## Instructions to follow:
Leave out the pictures, then reproduce the rest of the material exactly.

--------------------

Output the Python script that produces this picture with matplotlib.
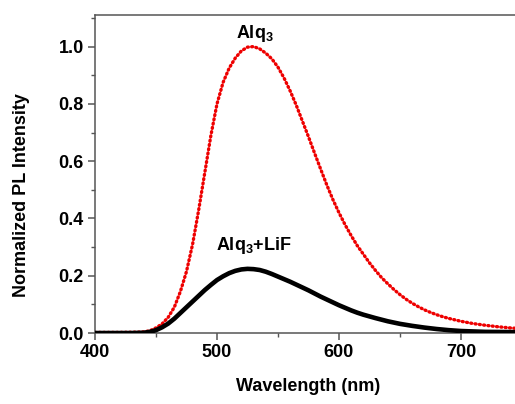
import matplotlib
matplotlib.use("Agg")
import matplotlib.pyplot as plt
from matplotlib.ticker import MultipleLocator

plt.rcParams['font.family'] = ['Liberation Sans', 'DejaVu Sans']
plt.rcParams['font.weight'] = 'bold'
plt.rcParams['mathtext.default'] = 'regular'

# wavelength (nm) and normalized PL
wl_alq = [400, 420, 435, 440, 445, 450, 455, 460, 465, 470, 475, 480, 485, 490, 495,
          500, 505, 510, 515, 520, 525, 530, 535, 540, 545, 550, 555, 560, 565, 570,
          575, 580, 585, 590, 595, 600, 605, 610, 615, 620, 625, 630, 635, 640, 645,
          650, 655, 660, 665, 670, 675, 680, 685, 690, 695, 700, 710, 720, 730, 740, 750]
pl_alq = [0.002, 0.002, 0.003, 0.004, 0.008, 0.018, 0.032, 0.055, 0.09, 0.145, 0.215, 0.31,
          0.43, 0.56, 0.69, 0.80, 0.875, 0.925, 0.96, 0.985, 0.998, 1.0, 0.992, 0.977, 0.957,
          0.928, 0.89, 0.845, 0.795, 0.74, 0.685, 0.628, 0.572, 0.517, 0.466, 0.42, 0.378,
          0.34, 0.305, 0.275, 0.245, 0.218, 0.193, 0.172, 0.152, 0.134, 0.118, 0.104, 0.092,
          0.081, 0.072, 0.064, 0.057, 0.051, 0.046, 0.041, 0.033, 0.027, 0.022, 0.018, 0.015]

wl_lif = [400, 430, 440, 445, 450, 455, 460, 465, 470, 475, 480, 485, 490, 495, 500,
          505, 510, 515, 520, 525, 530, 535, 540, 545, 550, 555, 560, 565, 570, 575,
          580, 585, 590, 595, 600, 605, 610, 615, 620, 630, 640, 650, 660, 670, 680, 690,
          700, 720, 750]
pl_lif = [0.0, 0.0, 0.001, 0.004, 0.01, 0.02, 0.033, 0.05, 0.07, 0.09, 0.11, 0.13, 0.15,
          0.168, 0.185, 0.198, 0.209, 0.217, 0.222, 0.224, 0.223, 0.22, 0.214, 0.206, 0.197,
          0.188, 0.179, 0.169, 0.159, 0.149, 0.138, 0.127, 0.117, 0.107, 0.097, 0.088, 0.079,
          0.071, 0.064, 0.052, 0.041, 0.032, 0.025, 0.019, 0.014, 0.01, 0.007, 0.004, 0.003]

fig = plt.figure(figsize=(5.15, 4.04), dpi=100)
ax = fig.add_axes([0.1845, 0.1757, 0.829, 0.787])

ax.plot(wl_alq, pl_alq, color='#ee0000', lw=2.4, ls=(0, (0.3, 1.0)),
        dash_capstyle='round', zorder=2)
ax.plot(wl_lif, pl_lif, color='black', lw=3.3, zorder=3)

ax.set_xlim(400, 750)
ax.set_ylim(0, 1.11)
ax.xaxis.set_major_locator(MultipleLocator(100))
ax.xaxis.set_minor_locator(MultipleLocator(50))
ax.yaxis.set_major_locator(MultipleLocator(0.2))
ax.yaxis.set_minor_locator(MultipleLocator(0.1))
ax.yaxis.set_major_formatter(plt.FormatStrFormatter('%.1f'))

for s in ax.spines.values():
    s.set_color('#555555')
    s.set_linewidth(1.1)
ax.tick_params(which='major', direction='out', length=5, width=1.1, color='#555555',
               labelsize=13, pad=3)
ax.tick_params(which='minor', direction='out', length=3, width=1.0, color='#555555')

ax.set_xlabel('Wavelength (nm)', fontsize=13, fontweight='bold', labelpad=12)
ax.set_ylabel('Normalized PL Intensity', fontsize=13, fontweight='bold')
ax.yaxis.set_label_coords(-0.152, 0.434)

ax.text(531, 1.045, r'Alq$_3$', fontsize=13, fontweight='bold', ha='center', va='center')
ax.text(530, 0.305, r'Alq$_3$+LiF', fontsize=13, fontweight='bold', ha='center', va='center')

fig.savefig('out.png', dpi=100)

--------------------

## Exercise answer:
Output the Python script that produces this picture with matplotlib.
import matplotlib
matplotlib.use("Agg")
import matplotlib.pyplot as plt
from matplotlib.ticker import MultipleLocator

plt.rcParams['font.family'] = ['Liberation Sans', 'DejaVu Sans']
plt.rcParams['font.weight'] = 'bold'
plt.rcParams['mathtext.default'] = 'regular'

# wavelength (nm) and normalized PL
wl_alq = [400, 420, 435, 440, 445, 450, 455, 460, 465, 470, 475, 480, 485, 490, 495,
          500, 505, 510, 515, 520, 525, 530, 535, 540, 545, 550, 555, 560, 565, 570,
          575, 580, 585, 590, 595, 600, 605, 610, 615, 620, 625, 630, 635, 640, 645,
          650, 655, 660, 665, 670, 675, 680, 685, 690, 695, 700, 710, 720, 730, 740, 750]
pl_alq = [0.002, 0.002, 0.003, 0.004, 0.008, 0.018, 0.032, 0.055, 0.09, 0.145, 0.215, 0.31,
          0.43, 0.56, 0.69, 0.80, 0.875, 0.925, 0.96, 0.985, 0.998, 1.0, 0.992, 0.977, 0.957,
          0.928, 0.89, 0.845, 0.795, 0.74, 0.685, 0.628, 0.572, 0.517, 0.466, 0.42, 0.378,
          0.34, 0.305, 0.275, 0.245, 0.218, 0.193, 0.172, 0.152, 0.134, 0.118, 0.104, 0.092,
          0.081, 0.072, 0.064, 0.057, 0.051, 0.046, 0.041, 0.033, 0.027, 0.022, 0.018, 0.015]

wl_lif = [400, 430, 440, 445, 450, 455, 460, 465, 470, 475, 480, 485, 490, 495, 500,
          505, 510, 515, 520, 525, 530, 535, 540, 545, 550, 555, 560, 565, 570, 575,
          580, 585, 590, 595, 600, 605, 610, 615, 620, 630, 640, 650, 660, 670, 680, 690,
          700, 720, 750]
pl_lif = [0.0, 0.0, 0.001, 0.004, 0.01, 0.02, 0.033, 0.05, 0.07, 0.09, 0.11, 0.13, 0.15,
          0.168, 0.185, 0.198, 0.209, 0.217, 0.222, 0.224, 0.223, 0.22, 0.214, 0.206, 0.197,
          0.188, 0.179, 0.169, 0.159, 0.149, 0.138, 0.127, 0.117, 0.107, 0.097, 0.088, 0.079,
          0.071, 0.064, 0.052, 0.041, 0.032, 0.025, 0.019, 0.014, 0.01, 0.007, 0.004, 0.003]

fig = plt.figure(figsize=(5.15, 4.04), dpi=100)
ax = fig.add_axes([0.1845, 0.1757, 0.829, 0.787])

ax.plot(wl_alq, pl_alq, color='#ee0000', lw=2.4, ls=(0, (0.3, 1.0)),
        dash_capstyle='round', zorder=2)
ax.plot(wl_lif, pl_lif, color='black', lw=3.3, zorder=3)

ax.set_xlim(400, 750)
ax.set_ylim(0, 1.11)
ax.xaxis.set_major_locator(MultipleLocator(100))
ax.xaxis.set_minor_locator(MultipleLocator(50))
ax.yaxis.set_major_locator(MultipleLocator(0.2))
ax.yaxis.set_minor_locator(MultipleLocator(0.1))
ax.yaxis.set_major_formatter(plt.FormatStrFormatter('%.1f'))

for s in ax.spines.values():
    s.set_color('#555555')
    s.set_linewidth(1.1)
ax.tick_params(which='major', direction='out', length=5, width=1.1, color='#555555',
               labelsize=13, pad=3)
ax.tick_params(which='minor', direction='out', length=3, width=1.0, color='#555555')

ax.set_xlabel('Wavelength (nm)', fontsize=13, fontweight='bold', labelpad=12)
ax.set_ylabel('Normalized PL Intensity', fontsize=13, fontweight='bold')
ax.yaxis.set_label_coords(-0.152, 0.434)

ax.text(531, 1.045, r'Alq$_3$', fontsize=13, fontweight='bold', ha='center', va='center')
ax.text(530, 0.305, r'Alq$_3$+LiF', fontsize=13, fontweight='bold', ha='center', va='center')

fig.savefig('out.png', dpi=100)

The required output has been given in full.